*TO BE DONE*
Give the listing again exactly, omitting its images.

*SUPPLIED MATERIAL*
======

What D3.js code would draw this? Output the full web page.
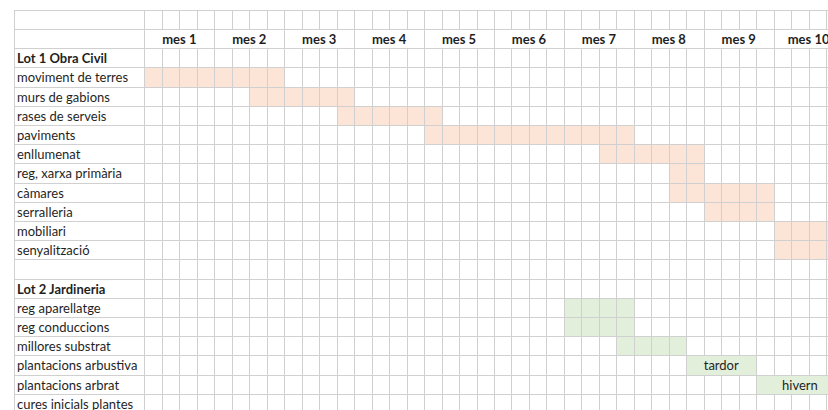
<!DOCTYPE html>
<html>
<head>
<meta charset="utf-8">
<script src="https://cdn.jsdelivr.net/npm/d3@7"></script>
<style>
  html, body { margin: 0; padding: 0; background: #ffffff; }
  svg { display: block; }
  text { font-family: Lato, "Noto Sans", sans-serif; fill: #1f1f1f; }
</style>
</head>
<body>
<div id="chart"></div>
<script>
// ---- data ----
const months = ["mes 1", "mes 2", "mes 3", "mes 4", "mes 5", "mes 6", "mes 7", "mes 8", "mes 9", "mes 10"];
const weeksPerMonth = 4;

const lot1Title = "Lot 1 Obra Civil";
const lot1Tasks = ["moviment de terres", "murs de gabions", "rases de serveis", "paviments", "enllumenat",
                   "reg, xarxa primària", "càmares", "serralleria", "mobiliari", "senyalització"];
const lot1Start = [0, 6, 11, 16, 26, 30, 30, 32, 36, 36];   // week index
const lot1Weeks = [8, 6, 6, 12, 6, 2, 6, 4, 4, 4];

const lot2Title = "Lot 2 Jardineria";
const lot2Tasks = ["reg aparellatge", "reg conduccions", "millores substrat", "plantacions arbustiva",
                   "plantacions arbrat", "cures inicials plantes"];
const lot2Start = [24, 24, 27, 31, 35, 0];
const lot2Weeks = [4, 4, 4, 4, 5, 0];
const lot2Notes = ["", "", "", "tardor", "hivern", ""];   // merged-cell notes

// ---- rows ----
const rows = [];
rows.push({ type: "blank" });
rows.push({ type: "months" });
rows.push({ type: "title", label: lot1Title });
lot1Tasks.forEach((t, i) => rows.push({ type: "task", label: t, start: lot1Start[i], weeks: lot1Weeks[i], lot: 1, note: "" }));
rows.push({ type: "blank" });
rows.push({ type: "title", label: lot2Title });
lot2Tasks.forEach((t, i) => rows.push({ type: "task", label: t, start: lot2Start[i], weeks: lot2Weeks[i], lot: 2, note: lot2Notes[i] }));

const W = 828, H = 410;
const totalWeeks = months.length * weeksPerMonth;
const labelLeft = 14;
const x = d3.scaleLinear().domain([0, totalWeeks]).range([144.4, 144.4 + 17.48 * totalWeeks]);
const y = d3.scaleLinear().domain([0, rows.length]).range([9.8, 9.8 + 19.2 * rows.length]);
const px = v => Math.round(v) + 0.5;

const colors = { 1: "#fce4d6", 2: "#e2efda" };
const gridColor = "#d0d0d0";

const svg = d3.select("#chart").append("svg").attr("width", W).attr("height", H);

// fills
const g = svg.append("g");
rows.forEach((r, i) => {
  if (r.type !== "task" || !r.weeks) return;
  const x0 = px(x(r.start)), x1 = px(x(r.start + r.weeks));
  const y0 = px(y(i)), y1 = px(y(i + 1));
  g.append("rect")
    .attr("x", x0).attr("y", y0)
    .attr("width", x1 - x0).attr("height", y1 - y0)
    .attr("fill", colors[r.lot]);
});

// grid lines
const lines = svg.append("g").attr("stroke", gridColor).attr("stroke-width", 1);
// horizontal
for (let i = 0; i <= rows.length; i++) {
  lines.append("line").attr("x1", labelLeft).attr("x2", W).attr("y1", px(y(i))).attr("y2", px(y(i)));
}
// left border
lines.append("line").attr("x1", px(labelLeft)).attr("x2", px(labelLeft)).attr("y1", px(y(0))).attr("y2", H);
// vertical per row
rows.forEach((r, i) => {
  for (let c = 0; c <= totalWeeks; c++) {
    if (r.type === "months" && c % weeksPerMonth !== 0) continue;
    if (r.note && c > r.start && c < r.start + r.weeks) continue;
    lines.append("line").attr("x1", px(x(c))).attr("x2", px(x(c)))
      .attr("y1", px(y(i))).attr("y2", px(y(i + 1)));
  }
});

// labels
const fs = 13;
rows.forEach((r, i) => {
  const base = y(i + 1) - 4.3;
  if (r.type === "title" || r.type === "task") {
    svg.append("text").attr("x", 17).attr("y", base)
      .attr("font-size", fs).attr("font-weight", r.type === "title" ? 700 : 400)
      .text(r.label);
  }
  if (r.type === "months") {
    months.forEach((m, k) => {
      svg.append("text")
        .attr("x", (x(k * weeksPerMonth) + x((k + 1) * weeksPerMonth)) / 2)
        .attr("y", base).attr("text-anchor", "middle")
        .attr("font-size", fs).attr("font-weight", 700).text(m);
    });
  }
  if (r.note) {
    svg.append("text")
      .attr("x", (x(r.start) + x(r.start + r.weeks)) / 2)
      .attr("y", base).attr("text-anchor", "middle")
      .attr("font-size", fs).text(r.note);
  }
});
</script>
</body>
</html>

======

*COMPLETED EXERCISE*
What D3.js code would draw this? Output the full web page.
<!DOCTYPE html>
<html>
<head>
<meta charset="utf-8">
<script src="https://cdn.jsdelivr.net/npm/d3@7"></script>
<style>
  html, body { margin: 0; padding: 0; background: #ffffff; }
  svg { display: block; }
  text { font-family: Lato, "Noto Sans", sans-serif; fill: #1f1f1f; }
</style>
</head>
<body>
<div id="chart"></div>
<script>
// ---- data ----
const months = ["mes 1", "mes 2", "mes 3", "mes 4", "mes 5", "mes 6", "mes 7", "mes 8", "mes 9", "mes 10"];
const weeksPerMonth = 4;

const lot1Title = "Lot 1 Obra Civil";
const lot1Tasks = ["moviment de terres", "murs de gabions", "rases de serveis", "paviments", "enllumenat",
                   "reg, xarxa primària", "càmares", "serralleria", "mobiliari", "senyalització"];
const lot1Start = [0, 6, 11, 16, 26, 30, 30, 32, 36, 36];   // week index
const lot1Weeks = [8, 6, 6, 12, 6, 2, 6, 4, 4, 4];

const lot2Title = "Lot 2 Jardineria";
const lot2Tasks = ["reg aparellatge", "reg conduccions", "millores substrat", "plantacions arbustiva",
                   "plantacions arbrat", "cures inicials plantes"];
const lot2Start = [24, 24, 27, 31, 35, 0];
const lot2Weeks = [4, 4, 4, 4, 5, 0];
const lot2Notes = ["", "", "", "tardor", "hivern", ""];   // merged-cell notes

// ---- rows ----
const rows = [];
rows.push({ type: "blank" });
rows.push({ type: "months" });
rows.push({ type: "title", label: lot1Title });
lot1Tasks.forEach((t, i) => rows.push({ type: "task", label: t, start: lot1Start[i], weeks: lot1Weeks[i], lot: 1, note: "" }));
rows.push({ type: "blank" });
rows.push({ type: "title", label: lot2Title });
lot2Tasks.forEach((t, i) => rows.push({ type: "task", label: t, start: lot2Start[i], weeks: lot2Weeks[i], lot: 2, note: lot2Notes[i] }));

const W = 828, H = 410;
const totalWeeks = months.length * weeksPerMonth;
const labelLeft = 14;
const x = d3.scaleLinear().domain([0, totalWeeks]).range([144.4, 144.4 + 17.48 * totalWeeks]);
const y = d3.scaleLinear().domain([0, rows.length]).range([9.8, 9.8 + 19.2 * rows.length]);
const px = v => Math.round(v) + 0.5;

const colors = { 1: "#fce4d6", 2: "#e2efda" };
const gridColor = "#d0d0d0";

const svg = d3.select("#chart").append("svg").attr("width", W).attr("height", H);

// fills
const g = svg.append("g");
rows.forEach((r, i) => {
  if (r.type !== "task" || !r.weeks) return;
  const x0 = px(x(r.start)), x1 = px(x(r.start + r.weeks));
  const y0 = px(y(i)), y1 = px(y(i + 1));
  g.append("rect")
    .attr("x", x0).attr("y", y0)
    .attr("width", x1 - x0).attr("height", y1 - y0)
    .attr("fill", colors[r.lot]);
});

// grid lines
const lines = svg.append("g").attr("stroke", gridColor).attr("stroke-width", 1);
// horizontal
for (let i = 0; i <= rows.length; i++) {
  lines.append("line").attr("x1", labelLeft).attr("x2", W).attr("y1", px(y(i))).attr("y2", px(y(i)));
}
// left border
lines.append("line").attr("x1", px(labelLeft)).attr("x2", px(labelLeft)).attr("y1", px(y(0))).attr("y2", H);
// vertical per row
rows.forEach((r, i) => {
  for (let c = 0; c <= totalWeeks; c++) {
    if (r.type === "months" && c % weeksPerMonth !== 0) continue;
    if (r.note && c > r.start && c < r.start + r.weeks) continue;
    lines.append("line").attr("x1", px(x(c))).attr("x2", px(x(c)))
      .attr("y1", px(y(i))).attr("y2", px(y(i + 1)));
  }
});

// labels
const fs = 13;
rows.forEach((r, i) => {
  const base = y(i + 1) - 4.3;
  if (r.type === "title" || r.type === "task") {
    svg.append("text").attr("x", 17).attr("y", base)
      .attr("font-size", fs).attr("font-weight", r.type === "title" ? 700 : 400)
      .text(r.label);
  }
  if (r.type === "months") {
    months.forEach((m, k) => {
      svg.append("text")
        .attr("x", (x(k * weeksPerMonth) + x((k + 1) * weeksPerMonth)) / 2)
        .attr("y", base).attr("text-anchor", "middle")
        .attr("font-size", fs).attr("font-weight", 700).text(m);
    });
  }
  if (r.note) {
    svg.append("text")
      .attr("x", (x(r.start) + x(r.start + r.weeks)) / 2)
      .attr("y", base).attr("text-anchor", "middle")
      .attr("font-size", fs).text(r.note);
  }
});
</script>
</body>
</html>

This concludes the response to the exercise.